Most of the previous points can be summarized in a simple concept, capacity planning. Let's see how it works.
Prophet provides either a Python or R library. The following example will use the Python one. You can install it using:
pip install prophet
Prophet expects the metrics with a particular structure: a Pandas DataFrame with two columns, ds and y:
The data I am going to use here is from Kaggle Competition Shelter Animal Outcomes. The idea is to find out how Austin Animal Center's workload will evolve in the future by trying to predict the number of animal outcomes per day for the next three years. I am using this dataset because it has enough data, shows a very simple trend and it is a non-technical metric (no previous knowledge on the topic is needed). The same method can be applied to most of the services or business metrics you could have.
At this point, we have the metric stored in a local variable, called "series" in this particular example. Now we only need to fit it into our model:
m = Prophet() m.fit(series);
and define how far into the future we want to predict (three years in this case):
future = m.make_future_dataframe(periods=365*3)
Now, just plot the data:
m.plot(future) plt.title("Outcomes forecast per Year",fontsize=20) plt.xlabel("Year",fontsize=20) plt.ylabel("Number of outcomes",fontsize=20) plt.show()
The graph shows a smoothed regression surface. We can see that the data provided covers from the last months 2013 to the first of 2016. From that point, those are the predictions.
We can already find some interesting data. Our data shows a large increase during the summer months and predicts it to continue in the future. But this representation also has some problems. As we can see, there are at least three outliers with values > 65. The fastest way to deal with outliers is to just remove them. 🙂
Now the graph looks much better. Let's also add a horizontal line that will help to see the trend:
From that forecast, Austin Animal Center should expect an increase in the next few years but not a large one. Therefore, the increase trend year-over-year won't cause problems in the near future. But there could be a moment when we reach the shelter's maximum capacity.
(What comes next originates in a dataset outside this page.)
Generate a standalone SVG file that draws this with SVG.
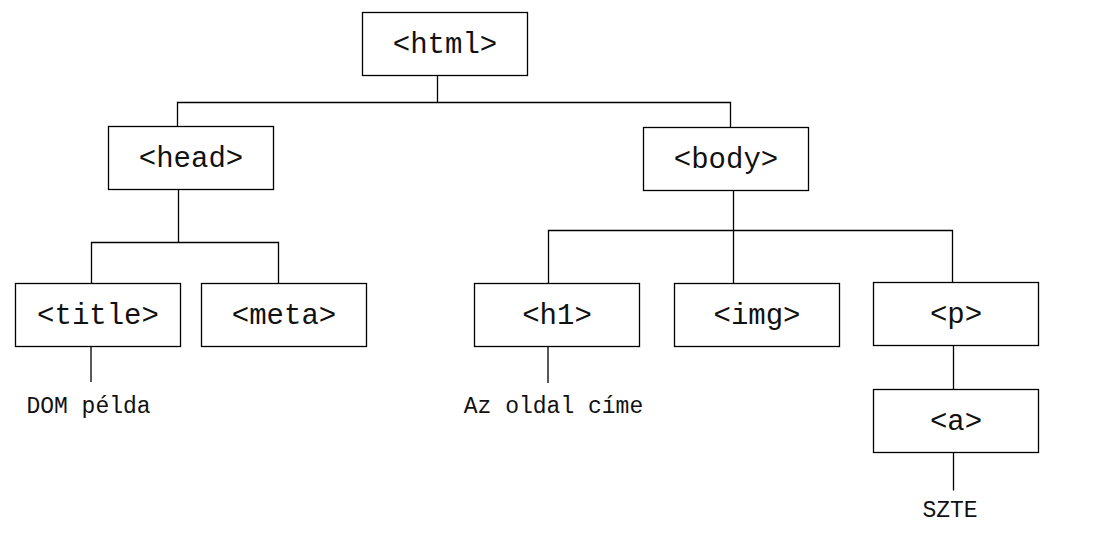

- If we want to forecast a metric, we recommend you have at least one year of data to fit the model. If we have less data, we could miss some seasonal effects. In our model above, for example, the large increase of work during summer months.
- In some cases, you might only want information about particular holidays (for example Black Fridays or Christmas). In that case, it is possible to create a model for those particular days. The documentation explains how to do this. But in summary, you need to create a new Pandas DataFrame that includes all previous Black Friday dates, and those from the future that you want to predict. Then, create the model as before, but specify that you are interested in a holiday effect:
m = Prophet(holidays=holidays)
We recommend you use daily data. The graph could show strange results if we want daily forecasts from non-daily data. In case the metric shows monthly information, freq='M' can be used (as shown in the documentation).
When we want to predict the future of a particular metric, we can use Prophet to make that forecast, and then plan for it based on the information we get from the model. It can be used on very different types of problems, and it is very easy to use. Do you want to know how loaded your database will be in the future? Ask Prophet!